Given material.
..............................

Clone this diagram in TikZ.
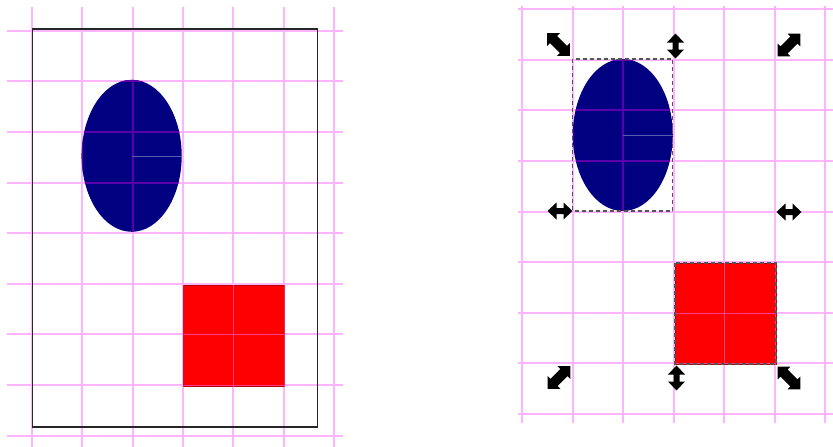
\documentclass[tikz,border=0pt]{standalone}
\usetikzlibrary{shapes.geometric}
\definecolor{gridpink}{HTML}{FFB4FF}
\definecolor{gridonblue}{HTML}{5A00AA}
\definecolor{gridonred}{HTML}{FF3C8C}
\definecolor{shapenavy}{HTML}{000080}
\definecolor{shapered}{HTML}{FF0000}
\definecolor{dashgrey}{HTML}{555555}
\definecolor{seamblue}{HTML}{5A5AB0}

% grids of the two panels, drawn in the style given
\newcommand{\pagegrid}[1]{%
    \foreach \gx in {32,82,133,183,233,284,334} {
        \draw[#1] (\gx,7) -- (\gx,447);
    }
    \foreach \gy in {31,81,132,183,233,284,334,385,436} {
        \draw[#1] (7,\gy) -- (343,\gy);
    }%
}
\newcommand{\selgrid}[1]{%
    \foreach \gx in {522,573,623,674,724,775,825} {
        \draw[#1] (\gx,6) -- (\gx,423);
    }
    \foreach \gy in {9,60,110,161,212,262,313,363,414} {
        \draw[#1] (518,\gy) -- (833,\gy);
    }%
}

\begin{document}
\begin{tikzpicture}[
    x=1pt, y=-1pt,
    every node/.style={inner sep=0pt, outer sep=0pt},
    gridline/.style={gridpink, line width=2pt},
    gridblue/.style={gridonblue, line width=2pt},
    gridred/.style={gridonred, line width=1pt},
    blob/.style={ellipse, fill=shapenavy, minimum width=100pt, minimum height=152pt},
    block/.style={rectangle, fill=shapered, draw=shapered!70!black, line width=0.6pt,
                  minimum width=101pt, minimum height=101pt},
    pagebox/.style={draw=black!85, line width=1.5pt},
    selbox/.style={draw=dashgrey, line width=1.1pt, dash pattern=on 4pt off 3pt},
    seam/.style={seamblue, line width=0.6pt},
    pics/sidearrow/.style={code={
        \fill[black] (-12.5,0) -- (-3.5,8.5) -- (-3.5,3) -- (3.5,3) -- (3.5,8.5) -- (12.5,0)
            -- (3.5,-8.5) -- (3.5,-3) -- (-3.5,-3) -- (-3.5,-8.5) -- cycle;
    }},
    pics/cornerarrow/.style={code={
        \fill[black] (-16,0) -- (-7,9) -- (-7,5) -- (7,5) -- (7,9)
            -- (16,0) -- (7,-9) -- (7,-5) -- (-7,-5) -- (-7,-9) -- cycle;
    }},
]
\useasboundingbox (0,0) rectangle (833,447);

% ============ LEFT: page view ============
\pagegrid{gridline}
\node[blob] (ell1) at (131.7,155.8) {};
\node[block] (sq1) at (234.2,335.5) {};

% grid seen through the shapes
\begin{scope}
    \clip (ell1.center) ellipse [x radius=50pt, y radius=76pt];
    \pagegrid{gridblue}
\end{scope}
\begin{scope}
    \clip (sq1.north west) rectangle (sq1.south east);
    \pagegrid{gridred}
\end{scope}
\draw[seam] (ell1.center) -- (ell1.east);

% page border
\draw[pagebox] (32.3,29) rectangle (317.7,427);

% ============ RIGHT: selection view ============
\selgrid{gridline}
\node[blob] (ell2) at (622.8,135) {};
\node[block, fill=shapered] (sq2) at (725.5,313.5) {};

% grid seen through the shapes
\begin{scope}
    \clip (ell2.center) ellipse [x radius=49.5pt, y radius=76pt];
    \selgrid{gridblue}
\end{scope}
\begin{scope}
    \clip (sq2.north west) rectangle (sq2.south east);
    \selgrid{gridred}
\end{scope}
\draw[seam] (ell2.center) -- (ell2.east);

% dashed selection outlines
\draw[selbox] (sq2.north west) rectangle (sq2.south east);
\draw[selbox] (ell2.west |- ell2.north) rectangle (ell2.east |- ell2.south);

% selection handles
\foreach \hx/\hy/\ha in {558.5/44.5/-45, 789/45/45, 559/377.5/45, 789/378/-45} {
    \pic[rotate=\ha] at (\hx,\hy) {cornerarrow};
}
\foreach \hx/\hy/\ha in {675.5/46/90, 676.5/378/90, 560/211/0, 789/212/0} {
    \pic[rotate=\ha] at (\hx,\hy) {sidearrow};
}

\end{tikzpicture}
\end{document}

..............................

Problem to work on. Omit the pictures and give the material again, exactly and in full.

Solution to this problem.
Clone this diagram in TikZ.
\documentclass[tikz,border=0pt]{standalone}
\usetikzlibrary{shapes.geometric}
\definecolor{gridpink}{HTML}{FFB4FF}
\definecolor{gridonblue}{HTML}{5A00AA}
\definecolor{gridonred}{HTML}{FF3C8C}
\definecolor{shapenavy}{HTML}{000080}
\definecolor{shapered}{HTML}{FF0000}
\definecolor{dashgrey}{HTML}{555555}
\definecolor{seamblue}{HTML}{5A5AB0}

% grids of the two panels, drawn in the style given
\newcommand{\pagegrid}[1]{%
    \foreach \gx in {32,82,133,183,233,284,334} {
        \draw[#1] (\gx,7) -- (\gx,447);
    }
    \foreach \gy in {31,81,132,183,233,284,334,385,436} {
        \draw[#1] (7,\gy) -- (343,\gy);
    }%
}
\newcommand{\selgrid}[1]{%
    \foreach \gx in {522,573,623,674,724,775,825} {
        \draw[#1] (\gx,6) -- (\gx,423);
    }
    \foreach \gy in {9,60,110,161,212,262,313,363,414} {
        \draw[#1] (518,\gy) -- (833,\gy);
    }%
}

\begin{document}
\begin{tikzpicture}[
    x=1pt, y=-1pt,
    every node/.style={inner sep=0pt, outer sep=0pt},
    gridline/.style={gridpink, line width=2pt},
    gridblue/.style={gridonblue, line width=2pt},
    gridred/.style={gridonred, line width=1pt},
    blob/.style={ellipse, fill=shapenavy, minimum width=100pt, minimum height=152pt},
    block/.style={rectangle, fill=shapered, draw=shapered!70!black, line width=0.6pt,
                  minimum width=101pt, minimum height=101pt},
    pagebox/.style={draw=black!85, line width=1.5pt},
    selbox/.style={draw=dashgrey, line width=1.1pt, dash pattern=on 4pt off 3pt},
    seam/.style={seamblue, line width=0.6pt},
    pics/sidearrow/.style={code={
        \fill[black] (-12.5,0) -- (-3.5,8.5) -- (-3.5,3) -- (3.5,3) -- (3.5,8.5) -- (12.5,0)
            -- (3.5,-8.5) -- (3.5,-3) -- (-3.5,-3) -- (-3.5,-8.5) -- cycle;
    }},
    pics/cornerarrow/.style={code={
        \fill[black] (-16,0) -- (-7,9) -- (-7,5) -- (7,5) -- (7,9)
            -- (16,0) -- (7,-9) -- (7,-5) -- (-7,-5) -- (-7,-9) -- cycle;
    }},
]
\useasboundingbox (0,0) rectangle (833,447);

% ============ LEFT: page view ============
\pagegrid{gridline}
\node[blob] (ell1) at (131.7,155.8) {};
\node[block] (sq1) at (234.2,335.5) {};

% grid seen through the shapes
\begin{scope}
    \clip (ell1.center) ellipse [x radius=50pt, y radius=76pt];
    \pagegrid{gridblue}
\end{scope}
\begin{scope}
    \clip (sq1.north west) rectangle (sq1.south east);
    \pagegrid{gridred}
\end{scope}
\draw[seam] (ell1.center) -- (ell1.east);

% page border
\draw[pagebox] (32.3,29) rectangle (317.7,427);

% ============ RIGHT: selection view ============
\selgrid{gridline}
\node[blob] (ell2) at (622.8,135) {};
\node[block, fill=shapered] (sq2) at (725.5,313.5) {};

% grid seen through the shapes
\begin{scope}
    \clip (ell2.center) ellipse [x radius=49.5pt, y radius=76pt];
    \selgrid{gridblue}
\end{scope}
\begin{scope}
    \clip (sq2.north west) rectangle (sq2.south east);
    \selgrid{gridred}
\end{scope}
\draw[seam] (ell2.center) -- (ell2.east);

% dashed selection outlines
\draw[selbox] (sq2.north west) rectangle (sq2.south east);
\draw[selbox] (ell2.west |- ell2.north) rectangle (ell2.east |- ell2.south);

% selection handles
\foreach \hx/\hy/\ha in {558.5/44.5/-45, 789/45/45, 559/377.5/45, 789/378/-45} {
    \pic[rotate=\ha] at (\hx,\hy) {cornerarrow};
}
\foreach \hx/\hy/\ha in {675.5/46/90, 676.5/378/90, 560/211/0, 789/212/0} {
    \pic[rotate=\ha] at (\hx,\hy) {sidearrow};
}

\end{tikzpicture}
\end{document}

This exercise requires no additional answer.